We completed another set, congratulating each other on the five-star performance rating, and waited to see what rewards we might have unlocked. A trophy -- the "You Killed the Radio Star" award! Two new venues! And hanging in our closet, the greatest prize they had to offer...a new pair of pants?

"Are you serious? A new pair of pants?"

"More laundry for our mom to do?" I suggested. "It says that part of her duties as our manager is to make sure we have clean laundry."

"And to protect you from zombie makeup," she replied.

"No zombies!" During one of our previous jam sessions, I had left the room for five minutes and come back to find that one of the youth group kids had changed my appearance. I had gone from a relatively normal-looking avatar, who even bore some slight resemblance to my real-life appearance, to being decked out in what was supposed to be zombie makeup, with black blood dripping from my mouth. This was tolerably cool in concept, but the actual look of the whole thing just made me seem like a messy eater with a fondness for grape juice.

"Speaking of zombies..." She pressed the button to select the next song.

"You're really going to make me sing that?"

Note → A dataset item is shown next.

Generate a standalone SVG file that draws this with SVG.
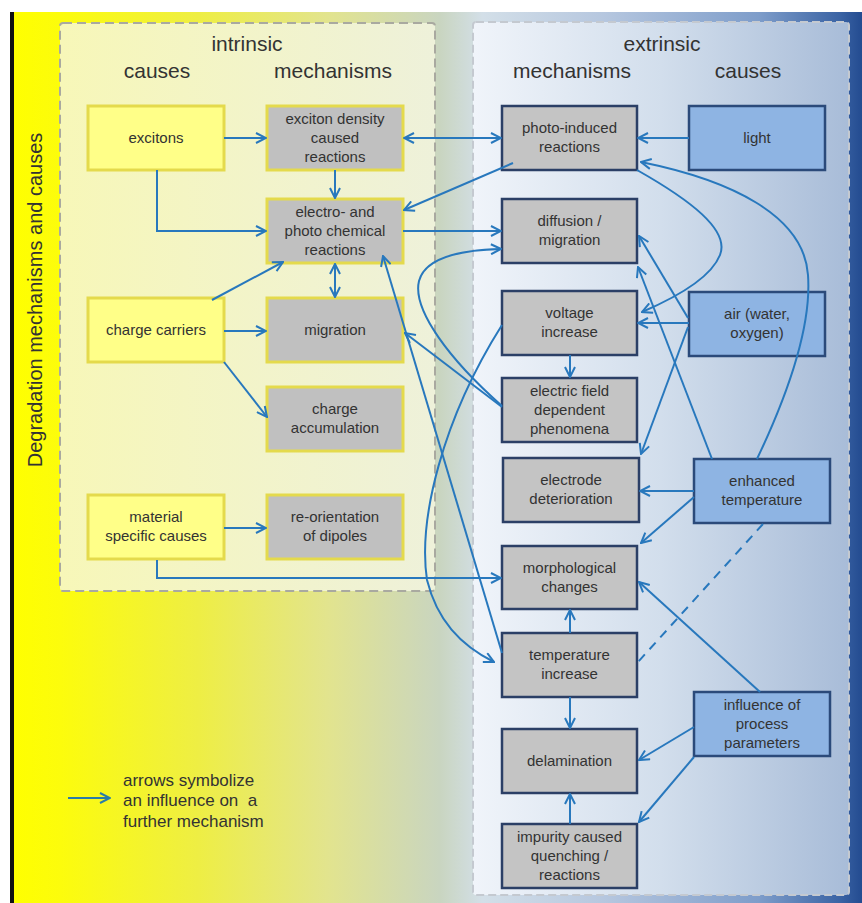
<svg xmlns="http://www.w3.org/2000/svg" width="862" height="903" viewBox="0 0 862 903">
<defs>
<linearGradient id="bg" x1="0" y1="0" x2="862" y2="0" gradientUnits="userSpaceOnUse">
<stop offset="0.016" stop-color="#ffff00"/>
<stop offset="0.07" stop-color="#fcfc0c"/>
<stop offset="0.23" stop-color="#eeee44"/>
<stop offset="0.38" stop-color="#e2e48e"/>
<stop offset="0.51" stop-color="#c9d5c0"/>
<stop offset="0.56" stop-color="#d3dfe8"/>
<stop offset="0.70" stop-color="#b6c7df"/>
<stop offset="0.88" stop-color="#7e9dca"/>
<stop offset="0.975" stop-color="#3a63a4"/>
<stop offset="1" stop-color="#234b90"/>
</linearGradient>
<linearGradient id="inpanel" x1="0" y1="0" x2="1" y2="0">
<stop offset="0" stop-color="#f7f7b8"/>
<stop offset="1" stop-color="#eef1da"/>
</linearGradient>
<linearGradient id="expanel" x1="0" y1="0" x2="1" y2="0">
<stop offset="0" stop-color="#f0f4fa"/>
<stop offset="0.5" stop-color="#d2deec"/>
<stop offset="1" stop-color="#a8bcd8"/>
</linearGradient>
<marker id="ah" viewBox="0 0 12 12" refX="11" refY="6" markerWidth="12" markerHeight="12" markerUnits="userSpaceOnUse" orient="auto-start-reverse">
<path d="M1,1 L11,6 L1,11" fill="none" stroke="#2878bd" stroke-width="2"/>
</marker>
<marker id="ahl" viewBox="0 0 12 12" refX="11" refY="6" markerWidth="12" markerHeight="12" markerUnits="userSpaceOnUse" orient="auto">
<path d="M1,1 L11,6 L1,11" fill="none" stroke="#2a7ca8" stroke-width="2"/>
</marker>
</defs>
<style>
.t{font-family:"Liberation Sans",Arial,sans-serif;font-size:15px;fill:#333;text-anchor:middle}
.h{font-family:"Liberation Sans",Arial,sans-serif;font-size:21px;fill:#333;text-anchor:middle}
.lg{font-family:"Liberation Sans",Arial,sans-serif;font-size:17px;fill:#333}
.ic{fill:#ffff88;stroke:#e4da4c;stroke-width:3}
.im{fill:#c0c0c0;stroke:#e4da4c;stroke-width:3}
.em{fill:#c4c4c4;stroke:#2b3f66;stroke-width:2.5}
.ec{fill:#8eb4e3;stroke:#2b4a7a;stroke-width:2.5}
.c{fill:none;stroke:#2878bd;stroke-width:2;marker-end:url(#ah)}
.d{marker-start:url(#ah)}
</style>
<rect x="0" y="0" width="862" height="903" fill="#ffffff"/>
<rect x="14" y="12" width="848" height="891" fill="url(#bg)"/>
<rect x="10" y="12" width="4" height="891" fill="#111"/>
<text x="42" y="300" transform="rotate(-90 42 300)" style="font-family:'Liberation Sans',Arial,sans-serif;font-size:20px;fill:#333;text-anchor:middle">Degradation mechanisms and causes</text>

<rect x="60" y="23" width="375" height="568" rx="3" fill="url(#inpanel)" stroke="#a9a9a0" stroke-width="2" stroke-dasharray="9 5"/>
<rect x="473" y="22" width="376" height="873" rx="3" fill="url(#expanel)" stroke="#c4c9d0" stroke-width="2" stroke-dasharray="8 4"/>

<text class="h" x="247" y="51">intrinsic</text>
<text class="h" x="157" y="78">causes</text>
<text class="h" x="333" y="78">mechanisms</text>
<text class="h" x="662" y="51">extrinsic</text>
<text class="h" x="572" y="78">mechanisms</text>
<text class="h" x="748" y="78">causes</text>

<g id="excitons"><rect class="ic" x="88" y="106" width="136" height="64"/><text class="t" x="156" y="143">excitons</text></g>
<g id="charge-carriers"><rect class="ic" x="88" y="298" width="136" height="64"/><text class="t" x="156" y="335">charge carriers</text></g>
<g id="material-specific"><rect class="ic" x="88" y="495" width="136" height="64"/><text class="t" x="156" y="522">material</text><text class="t" x="156" y="541">specific causes</text></g>

<g id="exciton-density"><rect class="im" x="267" y="106" width="136" height="64"/><text class="t" x="335" y="124">exciton density</text><text class="t" x="335" y="143">caused</text><text class="t" x="335" y="162">reactions</text></g>
<g id="electro-photo"><rect class="im" x="267" y="199" width="136" height="64"/><text class="t" x="335" y="217">electro- and</text><text class="t" x="335" y="236">photo chemical</text><text class="t" x="335" y="255">reactions</text></g>
<g id="migration"><rect class="im" x="267" y="298" width="136" height="64"/><text class="t" x="335" y="335">migration</text></g>
<g id="charge-accumulation"><rect class="im" x="267" y="387" width="136" height="64"/><text class="t" x="335" y="414">charge</text><text class="t" x="335" y="433">accumulation</text></g>
<g id="re-orientation"><rect class="im" x="267" y="495" width="136" height="64"/><text class="t" x="335" y="522">re-orientation</text><text class="t" x="335" y="541">of dipoles</text></g>

<g id="photo-induced"><rect class="em" x="502" y="106" width="135" height="64"/><text class="t" x="569.5" y="133">photo-induced</text><text class="t" x="569.5" y="152">reactions</text></g>
<g id="diffusion"><rect class="em" x="502" y="199" width="135" height="64"/><text class="t" x="569.5" y="226">diffusion /</text><text class="t" x="569.5" y="245">migration</text></g>
<g id="voltage-increase"><rect class="em" x="502" y="291" width="135" height="64"/><text class="t" x="569.5" y="318">voltage</text><text class="t" x="569.5" y="337">increase</text></g>
<g id="electric-field"><rect class="em" x="502" y="378" width="135" height="64"/><text class="t" x="569.5" y="396">electric field</text><text class="t" x="569.5" y="415">dependent</text><text class="t" x="569.5" y="434">phenomena</text></g>
<g id="electrode"><rect class="em" x="503" y="458" width="136" height="64"/><text class="t" x="571" y="485">electrode</text><text class="t" x="571" y="504">deterioration</text></g>
<g id="morphological"><rect class="em" x="502" y="546" width="135" height="63"/><text class="t" x="569.5" y="573">morphological</text><text class="t" x="569.5" y="592">changes</text></g>
<g id="temperature-increase"><rect class="em" x="502" y="633" width="135" height="64"/><text class="t" x="569.5" y="660">temperature</text><text class="t" x="569.5" y="679">increase</text></g>
<g id="delamination"><rect class="em" x="502" y="729" width="135" height="64"/><text class="t" x="569.5" y="766">delamination</text></g>
<g id="impurity"><rect class="em" x="502" y="824" width="135" height="64"/><text class="t" x="569.5" y="842">impurity caused</text><text class="t" x="569.5" y="861">quenching /</text><text class="t" x="569.5" y="880">reactions</text></g>

<g id="light"><rect class="ec" x="689" y="106" width="136" height="64"/><text class="t" x="757" y="143">light</text></g>
<g id="air"><rect class="ec" x="689" y="292" width="136" height="64"/><text class="t" x="757" y="319">air (water,</text><text class="t" x="757" y="338">oxygen)</text></g>
<g id="enhanced-temperature"><rect class="ec" x="694" y="459" width="136" height="64"/><text class="t" x="762" y="486">enhanced</text><text class="t" x="762" y="505">temperature</text></g>
<g id="process-parameters"><rect class="ec" x="694" y="692" width="136" height="64"/><text class="t" x="762" y="710">influence of</text><text class="t" x="762" y="729">process</text><text class="t" x="762" y="748">parameters</text></g>

<g id="connectors">
<path class="c" d="M224 138 H266"/>
<path class="c" d="M335 170 V198"/>
<path class="c" d="M157 170 V231 H266"/>
<path class="c" d="M212 300 L283 262"/>
<path class="c d" d="M335 264 V297"/>
<path class="c" d="M224 331 H266"/>
<path class="c" d="M224 362 L267 417"/>
<path class="c" d="M224 528 H266"/>
<path class="c" d="M157 560 V578 H501"/>
<path class="c d" d="M404 138 H501"/>
<path class="c" d="M513 163 L404 210"/>
<path class="c" d="M403 231 H501"/>
<path class="c" d="M502 406 C450 360, 412 310, 419 281 C425 258, 460 250, 501 249"/>
<path class="c" d="M502 407 L405 333"/>
<path class="c" d="M502 653 L383 256"/>
<path class="c" d="M502 325 C442 420, 418 520, 427 580 C437 620, 460 645, 494 662"/>
<path class="c" d="M689 138 H638"/>
<path class="c" d="M757 459 C785 400, 812 330, 808 275 C804 215, 730 180, 641 162"/>
<path class="c" d="M637 170 C690 200, 730 230, 720 255 C710 280, 670 300, 642 312"/>
<path class="c" d="M689 323 H638"/>
<path class="c" d="M688 318 L639 236"/>
<path class="c" d="M712 459 L638 267"/>
<path class="c" d="M688 327 L641 454"/>
<path class="c" d="M694 491 H640"/>
<path class="c" d="M694 497 L641 543"/>
<path d="M763 524 L638 662" fill="none" stroke="#2878bd" stroke-width="2" stroke-dasharray="9 7"/>
<path class="c" d="M760 692 L639 582"/>
<path class="c" d="M694 727 L639 760"/>
<path class="c" d="M694 757 L639 822"/>
<path class="c" d="M570 633 V610"/>
<path class="c" d="M570 697 V728"/>
<path class="c" d="M570 824 V794"/>
<path class="c" d="M570 355 V377"/>
</g>

<g id="legend">
<path d="M68 798 H110" fill="none" stroke="#2a7ca8" stroke-width="2" marker-end="url(#ahl)"/>
<text class="lg" x="123" y="786">arrows symbolize</text>
<text class="lg" x="123" y="806" xml:space="preserve">an influence on  a</text>
<text class="lg" x="123" y="827">further mechanism</text>
</g>
</svg>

"Should I change your makeup first?"

"No, no...I'm good."

With a sigh, I picked up the microphone. I know it's just a song, but it always makes me feel...bizarre.

All we wanna do is eat your brains
We're not unreasonable
I mean, no one's gonna eat your eyes...

"All We Wanna Do Is Eat Your Brains" is by Jonathan Coulson. I can't sing it without being a little squicked out. Possibly because it's being sung by a newly-made zombie to his former co-worker, and I know I've worked with a few people who seemed like they would be interested in eating my brains. Then again, I guess many of us have felt that way.


  1. Hey, now. That Poker Face incident was HILARIOUS. Your expression was almost as good as when you tried vegemite :3

  2. Ohh! I feel left out of the whole Wii thing. But I'd be good at Rock Band. I'm a great singer. Sounds like a lot of fun!

  3. Aw, no mention of my awesome Bass skills *sniffle*

  4. Sorry, Rach -- this was a different day! But yes, your bass skills are epic.